Как показала в своих исследованиях индолог Ксения Никольская, причина появления особого Агрыжанского двора в Астрахани заключалась в том, что дети от браков кастовых индусов и женщин, не принадлежащих ни к какой касте, не имели статуса в индуизме. Приняв мусульманскую религию своих матерей, они становились татарами. Но всё-таки главная контактная зона с Индией не в Казани, а в Астрахани.
Казань же, наряду с синологией, стала колыбелью и для университетской санскритологии. С 1841 по 1852 год на Восточном разряде Казанского университета преподавал первый российский санскритолог Павел Яковлевич Петров. А уже после перевода Восточного разряда в Санкт-Петербург санскритом занимался основатель Казанской лингвистической школы Иван Бодуэн де Куртенэ.
«Здесь и сейчас творится история»
Международный форум, проходивший 22–24 октября 2024 года, легко укладывается в череду фактов, определявших восприятие Казани Екатериной II и другими гостями города. Относительно близкий к центру российской политики хаб для контактов с самобытными цивилизациями Юга и Востока продолжает работать.
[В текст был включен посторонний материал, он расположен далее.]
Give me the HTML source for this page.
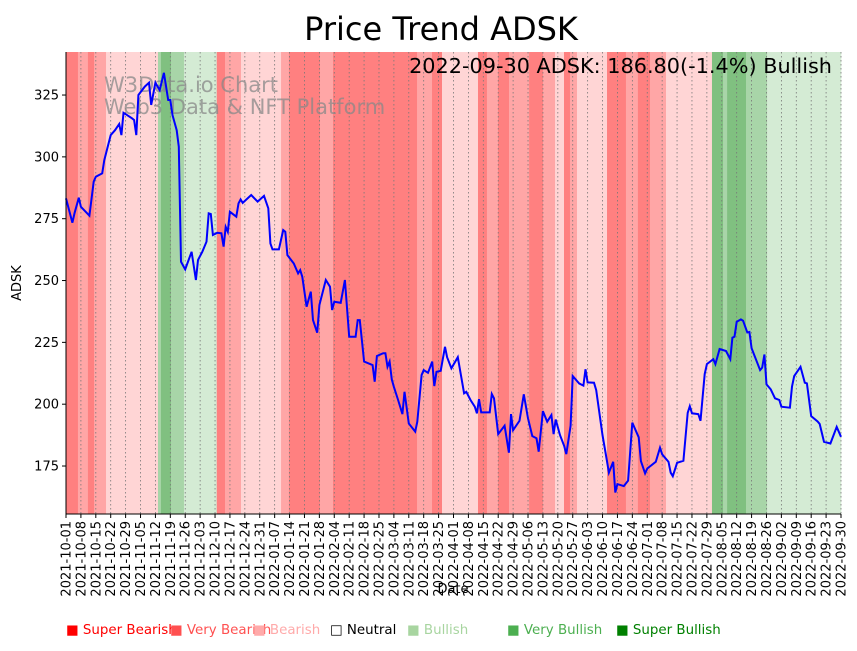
<!DOCTYPE html>
<html><head><meta charset="utf-8"><style>
body{margin:0;background:#fff;font-family:"Liberation Sans","DejaVu Sans",sans-serif;}
svg text{font-family:"DejaVu Sans","Liberation Sans",sans-serif;}
</style></head><body>
<svg id="chart" width="857" height="646" xmlns="http://www.w3.org/2000/svg">
<text x="441" y="40" font-size="32" text-anchor="middle" fill="#000">Price Trend ADSK</text>
<g id="bands"></g>
<g id="grid"></g>
<text x="104" y="92" font-size="21" fill="#888" fill-opacity="0.75">W3Data.io Chart</text>
<text x="104" y="114" font-size="21" fill="#888" fill-opacity="0.75">Web3 Data &amp; NFT Platform</text>
<polyline id="line" fill="none" stroke="#0000ff" stroke-width="2"/>
<text x="832" y="73" font-size="20.8" text-anchor="end" fill="#000">2022-09-30 ADSK: 186.80(-1.4%) Bullish</text>
<g id="xaxis"></g>
<g id="yaxis"></g>
<line x1="66" y1="52" x2="66" y2="514" stroke="#000"/>
<line x1="66" y1="514" x2="841" y2="514" stroke="#000"/>
<text x="453" y="593" font-size="13" text-anchor="middle">Date</text>
<text transform="translate(21,283) rotate(-90)" font-size="13" text-anchor="middle">ADSK</text>
<g id="legend" font-size="13.4">
<g><text x="66" y="634" fill="#ff0000">■ Super Bearish</text></g>
<g><text x="170" y="634" fill="#ff5050">■ Very Bearish</text></g>
<g><text x="253" y="634" fill="#ffaaaa">■ Bearish</text></g>
<g><text x="330" y="634" fill="#000">□ Neutral</text></g>
<g><text x="407" y="634" fill="#a8d5a0">■ Bullish</text></g>
<g><text x="507" y="634" fill="#4caf50">■ Very Bullish</text></g>
<g><text x="616" y="634" fill="#008000">■ Super Bullish</text></g>
</g>
</svg>
<script>
const days=[0,3,4,6,7,11,13,14,17,18,21,23,25,26,27,28,31,32,33,34,37,39,40,42,44,46,48,49,50,52,53,54,56,59,61,62,64,66,67,68,69,71,73,74,75,76,77,80,81,82,83,87,90,93,95,96,97,100,102,103,104,107,109,110,111,113,115,116,118,119,122,124,125,126,129,131,133,136,137,138,140,144,145,146,149,150,151,152,153,154,156,158,159,161,164,165,167,168,170,172,173,174,176,178,179,181,184,187,188,190,192,193,194,195,199,200,201,203,206,208,209,210,213,215,217,219,221,222,224,226,228,229,230,232,234,235,237,238,241,243,244,245,248,249,252,254,255,257,258,259,262,264,266,269,270,272,273,277,279,280,283,284,285,287,290,292,293,294,297,298,300,301,304,305,307,310,312,313,314,315,317,318,320,321,322,326,327,328,329,331,333,335,336,340,341,342,345,347,348,350,353,354,356,359,362,364];
const prices=[283.2,273.4,277.2,283.5,279.8,276.2,290,292,293.3,298.7,308.8,310.8,313.3,308.8,317.8,317.3,315.6,314.9,308.8,325,328.4,330,321,330,327,334,323,323,316.9,310.8,304.1,257.6,254.5,261.6,250.2,258.3,261.6,265.7,277.2,276.9,268.4,269.3,269.1,263.7,271.7,269.7,277.8,275.8,281.2,282.8,281.4,284.6,281.9,284.2,279.2,265,262.6,262.6,270.4,269.7,260.3,256.9,252.9,254.2,251.5,239.4,245.5,234,228.9,240.1,250.2,247.5,238.1,241.4,241,250.2,227.3,227.3,234,234,217.2,215.8,209.1,219.5,220.6,220.6,215.1,217.2,210,207,201.7,196,205,192.2,188.9,192.9,211.8,213.8,212.7,217.2,207.3,213.1,213.5,223.2,219,214.5,219,204.4,205,201.7,199,196.3,202,196.7,196.7,204.1,202.4,187.9,191.3,180.4,196,189.5,193.3,204,194.3,187.1,186.2,180.8,197.2,192.9,195.6,187.9,193.8,187.5,183.1,179.8,191.3,211.4,208.4,207.5,214.1,208.8,208.7,205.7,187.5,177.4,172.3,176.7,164.3,167.7,166.9,169.1,192.5,186.6,177,172,174,176.7,182.4,179.7,176.7,172.3,170.9,176.3,177.1,196.5,199.2,196.3,196,193.3,212.2,216.2,218.2,216.2,222.3,221.5,218.2,226.9,227.3,233.3,234.3,233.7,229,229.2,222.6,213.8,214.8,220.1,208,206,202.4,201.7,199,198.6,207.1,211.4,215.1,208.7,208.4,195.2,193,192,184.8,184.1,190.8,186.8];
const bandStarts=[0,5.6,10.3,13.2,18.8,43.2,44.6,49.3,55.4,70.8,74.7,82.2,101,104.7,119.3,125.4,164.9,171.9,176.6,193.5,197.7,202.9,208.1,217.5,224,229.7,233.9,236.7,240,254.1,263,268.6,274.3,281.8,303.4,308.6,310.5,319.4,329.3];
const bandLevels=[3,2,3,2,1,-2,-3,-2,-1,3,2,1,2,3,2,3,2,3,1,3,2,3,2,3,2,1,3,2,1,3,2,3,2,1,-3,-2,-3,-2,-1];
const yTicks=[175,200,225,250,275,300,325];
const totalDays=364;
const X0=66,X1=841,Y0=514,Y1=52,PMIN=155.6,PMAX=342.4;
const xs=d=>X0+(X1-X0)*d/totalDays;
const ys=p=>Y0-(Y0-Y1)*(p-PMIN)/(PMAX-PMIN);
const NS="http://www.w3.org/2000/svg";
const colors={"3":"#ff8080","2":"#ffa6a6","1":"#ffd5d5","-1":"#d4ebd4","-2":"#a8d5a8","-3":"#80c080"};
const bg=document.getElementById('bands');
for(let i=0;i<bandStarts.length;i++){
  const s=bandStarts[i],e=i+1<bandStarts.length?bandStarts[i+1]:totalDays;
  const r=document.createElementNS(NS,'rect');
  
  
  r.setAttribute('x',xs(s));r.setAttribute('width',xs(e)-xs(s)+0.3);
  r.setAttribute('y',Y1);r.setAttribute('height',Y0-Y1);
  r.setAttribute('fill',colors[bandLevels[i]]);
  bg.appendChild(r);
}
const gg=document.getElementById('grid'),xa=document.getElementById('xaxis');
const base=new Date(Date.UTC(2021,9,1));
for(let d=0;d<=totalDays;d+=7){
  const x=xs(d);
  const l=document.createElementNS(NS,'line');
  
  
  l.setAttribute('x1',x);l.setAttribute('x2',x);l.setAttribute('y1',Y1);l.setAttribute('y2',Y0);
  l.setAttribute('stroke','#777');l.setAttribute('stroke-width','0.8');l.setAttribute('stroke-dasharray','1.5,2.5');
  gg.appendChild(l);
  const t=document.createElementNS(NS,'line');
  
  
  t.setAttribute('x1',x);t.setAttribute('x2',x);t.setAttribute('y1',Y0);t.setAttribute('y2',Y0+4);t.setAttribute('stroke','#000');
  xa.appendChild(t);
  const dt=new Date(base.getTime()+d*86400000);
  const lab=dt.toISOString().slice(0,10);
  const tx=document.createElementNS(NS,'text');
  
  
  tx.setAttribute('transform','translate('+(x+4.5)+','+(Y0+7)+') rotate(-90)');
  tx.setAttribute('font-size','13');tx.setAttribute('text-anchor','end');
  tx.textContent=lab;xa.appendChild(tx);
}
const ya=document.getElementById('yaxis');
yTicks.forEach(v=>{
  const y=ys(v);
  const t=document.createElementNS(NS,'line');
  
  
  t.setAttribute('x1',X0-4);t.setAttribute('x2',X0);t.setAttribute('y1',y);t.setAttribute('y2',y);t.setAttribute('stroke','#000');
  ya.appendChild(t);
  const tx=document.createElementNS(NS,'text');
  
  
  tx.setAttribute('x',X0-7);tx.setAttribute('y',y+4.5);tx.setAttribute('font-size','13');tx.setAttribute('text-anchor','end');
  tx.textContent=v;ya.appendChild(tx);
});
document.getElementById('line').setAttribute('points',days.map((d,i)=>xs(d).toFixed(1)+','+ys(prices[i]).toFixed(1)).join(' '));
</script>
</body></html>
Кроме исторических связей с тюрко-исламским миром, Татарстан предлагает свою модель мирного сосуществования народов и религий, устойчивое развитие экономики и умение организовывать большие события. Если вспомнить, как это было со спортом, когда после Универсиады 2013 года Казань год за годом привлекала к себе самые разные чемпионаты и соревнования, можно предположить, что и площадкой для больших международных переговоров она была не в последний раз.
В свою очередь для Российского государства децентрализация дипломатии, когда в качестве представителей страны могут выступать калмыцкий хан, духовная миссия или купеческая корпорация, является давней и успешной исторической практикой. Прошедший саммит БРИКС усиливает руководство Татарстана в качестве такого представителя России на Глобальном Юге. Как заметил нынешний казанский градоначальник Ильсур Метшин в комментарии RT: «Я понимал, что здесь и сейчас в Казани творится история».